Giunchigliani, on the other hand, is not entirely satisfied with the results of her initiative.

“It’s shameful,” she said. “Voting rights are very important, and everyone is interpreting [the law] differently. It’s been a huge problem … the intimidation of people. Some registrars, they do a match against felon rolls, but then don’t bother to find out if they have completed the sentence and are eligible. It should be automatic.”

Since the beginning of the year the Clark County Election Department has sent out more than 1,000 letters just like the one Cage received saying he was guilty of a crime for registering to vote.

“We do a match with Metro police on a monthly basis,” said Catherine Smith, Clark County Election Program Supervisor. “If a voter comes up as a match as an ex-felon, we cancel registration and send a letter. Inside the letter we send them a brochure that says what they need to do.”

The Election Department does not check with the department of corrections or the parole and probation office to see if the registrant has finished the sentence, however, because “we couldn’t work that out at the time of the change in the law,” Smith said.

“I don’t believe there is confusion after they receive the letter and read the brochure.”

The brochure that is sent out is a three-panel pamphlet in Spanish and English that, in a few paragraphs, describes the law and gives contact information for various state agencies that provide the appropriate documentation. At the end it says to call PLAN with any questions.

Cage found out he was eligible to vote when he went to see Rake at the PLAN offices in Downtown Las Vegas. Cage wanted help getting his record sealed now that he had surpassed the 15-year waiting period after the conclusion of his sentence. PLAN started seeing a flood of ex-felons interested in voting three or four months ago because of the high level of interest in this year’s presidential race, Rake said.

“It is extremely difficult for people to navigate the bureaucracy,” he said. “Essentially you need a piece of paper showing you went through the system, finished your sentence, and it was a nonviolent crime. But what if the crime was 20 years ago and in another state that automatically restores the right to vote so they don’t issue a paper? Everyone has a different system.”

Nevada is now one of eight states where some people with felony convictions can vote. In two states, Maine and Vermont, you never lose the right to vote, not even while incarcerated. In 13 states those on probation and on parole can vote; in five states only probationers can vote but not parolees; and in 20 states all who have completed their sentence can vote. In two states, Kentucky and Virginia, felon disenfranchisement is permanent.

“A lot of times, especially if it’s out of state, I have to tell the person, ‘I can’t help you.’ It’s frustrating, because the elections department sends them our way,” Rake said.

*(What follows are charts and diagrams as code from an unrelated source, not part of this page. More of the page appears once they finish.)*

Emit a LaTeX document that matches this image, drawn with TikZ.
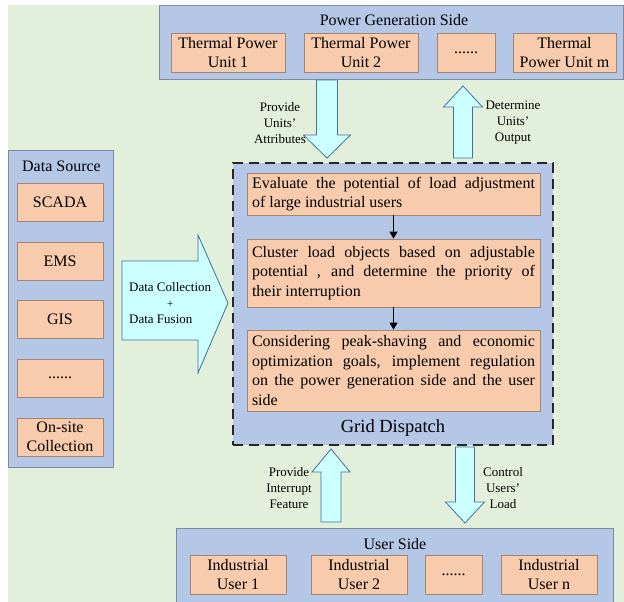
\documentclass[tikz,border=0pt]{standalone}
\newcommand{\vflow}[6]{% x, tail y, base y, tip y, half shaft, half head
    \draw[flow] (#1-#5,#2) -- (#1-#5,#3) -- (#1-#6,#3) -- (#1,#4) -- (#1+#6,#3) -- (#1+#5,#3) -- (#1+#5,#2) -- cycle;
}
\newcommand{\sixdots}{......}
\usepackage{fontspec}
\setmainfont{Liberation Serif}[Ligatures=TeX]
\newfontfamily\tnr{Liberation Serif}
\usepackage{tikz}
\usetikzlibrary{arrows.meta}
\definecolor{bggreen}{HTML}{E2EFDA}
\definecolor{sideblue}{HTML}{B4C7E7}
\definecolor{sideedge}{HTML}{7F8A9C}
\definecolor{unitorange}{HTML}{F8CBAD}
\definecolor{unitedge}{HTML}{A38672}
\definecolor{flowcyan}{HTML}{CCFFFF}
\definecolor{flowedge}{HTML}{41719C}

\begin{document}
\begin{tikzpicture}[x=1pt, y=-1pt,
    sidebox/.style={draw=sideedge, fill=sideblue, line width=0.8pt, inner sep=0pt},
    unitbox/.style={draw=unitedge, fill=unitorange, line width=0.8pt, inner sep=0pt,
        align=center, font=\tnr\fontsize{16}{19.5}\selectfont},
    stepbox/.style={unitbox, minimum width=293pt, text width=283pt, align=justify},
    title/.style={font=\tnr\fontsize{16}{19.5}\selectfont},
    flow/.style={draw=flowedge, fill=flowcyan, line width=0.8pt, line join=miter},
    flowlabel/.style={align=center, font=\tnr\fontsize{13}{16}\selectfont, inner sep=0pt}]
                % Canvas
                \useasboundingbox (0,0) rectangle (624,602);
                \fill[bggreen] (8,5) rectangle (624,602);

                % Power generation side
                \node[sidebox, minimum width=464pt, minimum height=74pt] (gen) at (391,42) {};
                \node[title] (gentitle) at (394,20) {Power Generation Side};
                \node[unitbox, minimum width=114pt, minimum height=39pt] (unit1) at (228,52.5) {Thermal Power\\Unit 1};
                \node[unitbox, minimum width=114pt, minimum height=39pt] (unit2) at (361,52.5) {Thermal Power\\Unit 2};
                \node[unitbox, minimum width=58pt, minimum height=39pt] (unitdots) at (466,52.5) {\sixdots};
                \node[unitbox, minimum width=103pt, minimum height=39pt] (unitm) at (564.5,52.5) {Thermal\\Power Unit m};

                % Data source
                \node[sidebox, minimum width=105pt, minimum height=317pt] (src) at (60.5,308.5) {};
                \node[title] (srctitle) at (61.5,166) {Data Source};
                \foreach \nm/\yy/\txt in {scada/202/SCADA, ems/261/EMS, gis/319.5/GIS,
                        srcdots/378/\sixdots, onsite/437/{On-site\\Collection}}{
                    \node[unitbox, minimum width=86pt, minimum height=38pt] (\nm) at (60,\yy) {\txt};
                }

                % Grid dispatch
                \node[sidebox, draw=black!85, line width=1.5pt, dash pattern=on 10pt off 6pt,
                    minimum width=320pt, minimum height=282pt] (dispatch) at (393,304) {};
                \node[stepbox, minimum height=42pt] (evaluate) at (393.5,194)
                    {Evaluate the potential of load adjustment\linebreak of large industrial users};
                \node[stepbox, minimum height=68pt] (cluster) at (393.5,273)
                    {Cluster load objects based on adjustable\linebreak potential , and determine the priority of\linebreak their interruption};
                \node[stepbox, minimum height=81pt] (regulate) at (393.5,370.5)
                    {Considering peak-shaving and economic\linebreak optimization goals, implement regulation\linebreak on the power generation side and the user\linebreak side};
                \node[font=\tnr\fontsize{18.5}{22}\selectfont] (dispatchtitle) at (393,428) {Grid Dispatch};
                \draw[line width=1pt, -{Triangle[length=7pt, width=8pt]}] (evaluate) -- (cluster);
                \draw[line width=1pt, -{Triangle[length=7pt, width=8pt]}] (cluster) -- (regulate);

                % User side
                \node[sidebox, minimum width=437pt, minimum height=74pt] (user) at (394.5,565) {};
                \node[title] (usertitle) at (395,544) {User Side};
                \node[unitbox, minimum width=96pt, minimum height=39pt] (user1) at (238,574.5) {Industrial\\User 1};
                \node[unitbox, minimum width=96pt, minimum height=39pt] (user2) at (359,574.5) {Industrial\\User 2};
                \node[unitbox, minimum width=57pt, minimum height=39pt] (userdots) at (453.5,574.5) {\sixdots};
                \node[unitbox, minimum width=96pt, minimum height=39pt] (usern) at (549,574.5) {Industrial\\User n};

                % Block arrows
                \vflow{327}{80}{135}{158}{10.5}{23.5}
                \vflow{463}{158}{107}{86}{9.5}{19.5}
                \vflow{331}{522}{472}{449}{10}{19}
                \vflow{465}{447}{502}{523}{9.5}{19.5}
                \draw[flow] (122,261) -- (198,261) -- (198,235) -- (228,303) -- (198,373)
                    -- (198,340) -- (122,340) -- cycle;

                % Arrow labels
                \node[flowlabel] (attrlabel) at (280,123) {Provide\\Units’\\Attributes};
                \node[flowlabel] (outlabel) at (513,123) {Determine\\Units’\\Output};
                \node[flowlabel] (featlabel) at (289,488) {Provide\\Interrupt\\Feature};
                \node[flowlabel] (loadlabel) at (503,488) {Control\\Users’\\Load};
                \node[flowlabel, anchor=west] (fuselabel) at (129,304)
                    {\begin{tabular}{@{}l@{}}Data Collection\\\multicolumn{1}{@{}c@{}}{\fontsize{11}{16}\selectfont +}\\Data Fusion\end{tabular}};
            \end{tikzpicture}
\end{document}
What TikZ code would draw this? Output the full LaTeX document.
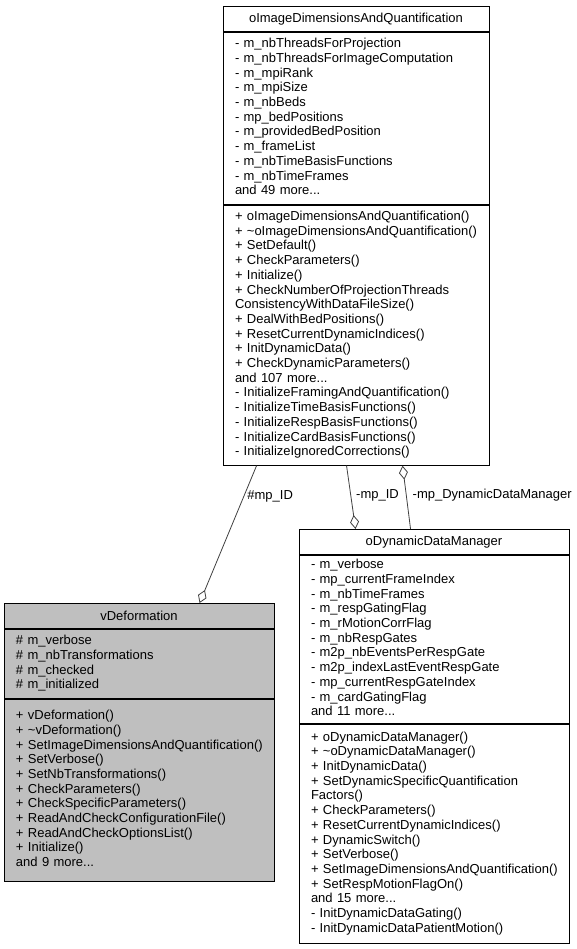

Proponents of simplifying the law and enfranchising felons say the change would ease the burden on state elections systems, decrease recidivism and put an end to policies that have a disproportionate effect on minorities and poor communities.

“This is sound public policy that will help people get more involved. Voting isn’t a privilege; it is a right that is fundamental to civic life,” Rake said. “People who participate in the political process are less likely to re-offend. Since a disproportionate number of felons come from minority and poor communities, those neighborhoods are grossly underrepresented in elections. So now we have a situation where the people who have been failed by public policy are incapable of voting for the politicians who they feel can effect change.”

Cage has been busy with work recently, and trying to forget the threatening letter, but says he is planning to go to the Federal District Courthouse Downtown and seek out copies of his release papers from 1991. It’s worth it, because he wants to vote. He wants change.

“It is important, because I feel like I have a voice, you know,” Cage said as his tone peaked with excitement. “Because there may be a politician that wants to do things that I think need to be done … my vote can count, too. What kind of shit is this? You just take away all the person’s rights. Can’t vote. Can’t get a job. What can you do? We are worse off than illegal aliens.”